Wíth the aid of Bluentzli, von Homberg arranges to pilot the aircraft which will fly K 77, who he discovers is a high-ranking Austro-Hungarian General Staff officer of Italian origin, back to Austria. When Marcella gets wind of his plans, she tries to stop him, but her effort ends in spectacular disaster as the plane takes off. After a risky flight, von Homberg successfully hands over the traitor to the Austrian authorities.
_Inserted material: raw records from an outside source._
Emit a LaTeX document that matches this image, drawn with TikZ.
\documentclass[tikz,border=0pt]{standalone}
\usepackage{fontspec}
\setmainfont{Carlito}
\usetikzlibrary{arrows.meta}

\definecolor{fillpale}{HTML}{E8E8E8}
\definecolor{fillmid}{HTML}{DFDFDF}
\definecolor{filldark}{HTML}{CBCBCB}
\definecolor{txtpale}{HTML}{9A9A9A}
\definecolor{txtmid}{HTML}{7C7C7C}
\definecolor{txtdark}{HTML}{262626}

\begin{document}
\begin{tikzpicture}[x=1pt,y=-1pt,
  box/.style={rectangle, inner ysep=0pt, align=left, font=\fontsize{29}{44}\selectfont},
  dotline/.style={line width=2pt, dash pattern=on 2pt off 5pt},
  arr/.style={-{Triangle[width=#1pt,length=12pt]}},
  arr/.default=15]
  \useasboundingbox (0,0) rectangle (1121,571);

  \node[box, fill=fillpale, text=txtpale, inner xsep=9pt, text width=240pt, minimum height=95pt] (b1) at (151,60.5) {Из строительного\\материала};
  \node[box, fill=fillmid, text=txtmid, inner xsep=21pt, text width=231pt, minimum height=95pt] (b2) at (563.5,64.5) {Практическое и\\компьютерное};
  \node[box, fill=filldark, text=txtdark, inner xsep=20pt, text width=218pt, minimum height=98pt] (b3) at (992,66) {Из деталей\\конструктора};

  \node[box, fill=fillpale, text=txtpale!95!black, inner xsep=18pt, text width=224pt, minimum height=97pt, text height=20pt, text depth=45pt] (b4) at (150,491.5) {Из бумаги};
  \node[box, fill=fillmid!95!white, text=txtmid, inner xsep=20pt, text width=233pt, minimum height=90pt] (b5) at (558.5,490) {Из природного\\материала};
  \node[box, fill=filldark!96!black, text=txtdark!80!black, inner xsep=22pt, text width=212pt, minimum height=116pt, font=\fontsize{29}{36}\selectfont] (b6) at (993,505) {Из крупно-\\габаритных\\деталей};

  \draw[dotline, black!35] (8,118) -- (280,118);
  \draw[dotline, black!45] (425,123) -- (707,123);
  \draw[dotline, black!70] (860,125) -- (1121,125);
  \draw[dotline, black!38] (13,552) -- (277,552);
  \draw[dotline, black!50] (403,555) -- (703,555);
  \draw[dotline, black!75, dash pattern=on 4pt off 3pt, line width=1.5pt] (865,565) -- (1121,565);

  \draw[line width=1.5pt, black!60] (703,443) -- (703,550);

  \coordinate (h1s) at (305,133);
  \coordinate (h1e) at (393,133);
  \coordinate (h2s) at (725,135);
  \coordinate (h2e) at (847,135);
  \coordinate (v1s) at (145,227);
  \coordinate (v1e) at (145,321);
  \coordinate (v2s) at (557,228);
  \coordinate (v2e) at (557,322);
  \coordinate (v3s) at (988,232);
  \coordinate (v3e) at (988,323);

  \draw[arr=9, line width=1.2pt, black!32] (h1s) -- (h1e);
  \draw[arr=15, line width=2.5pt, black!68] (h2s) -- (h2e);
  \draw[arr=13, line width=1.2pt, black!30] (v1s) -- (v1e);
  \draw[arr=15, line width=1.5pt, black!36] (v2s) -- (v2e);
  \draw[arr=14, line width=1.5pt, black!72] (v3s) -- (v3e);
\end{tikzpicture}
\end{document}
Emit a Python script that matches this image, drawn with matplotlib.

With his name cleared, von Homberg is finally reinstated into the Austro-Hungarian General Staff, but ruefully remembers Marcella as he reports for military service.

==Cast==

- Karl Ludwig Diehl as Captain Michael von Homberg
- Greta Nissen as Marchesa Marcella Galdi
- Don Alvarado as Conte Valenti
- Lester Matthews as Coloneilo Romanelli
- Esmé Percy as Bluentzli
- C. M. Hallard as Colonel von Waldmūller
- Austin Trevor as Adjutant Larco
- Cecil Ramage as Ermete Davila
- Wallace Geoffrey as B-18
- Arthur Goullet as Passport Inspector
- Ernest Jay as Hospital Patient
- Andreas Malandrinos as Innkeeper
- James Raglan as Captain Valdo
- Robert Rietti as Boy

==Additional information==
The film was first shown to the public on 15 December 1933 in London cinemas. It was a remake of the German movie Spies at Work which had had its debut nine months earlier in Berlin. The film was released in the United States under the title Spy 77 on 9 February 1936. By this time, the German original had been banned from the screens, as with many films produced in Germany under the Weimar Republic.

==Bibliography==
- Klaus, Ulrich J: German soundfilms. Encyclopedia of full-length German-speaking films (1929–1945), Vol. 4 (1933) – Berlin [et al.] : 1933.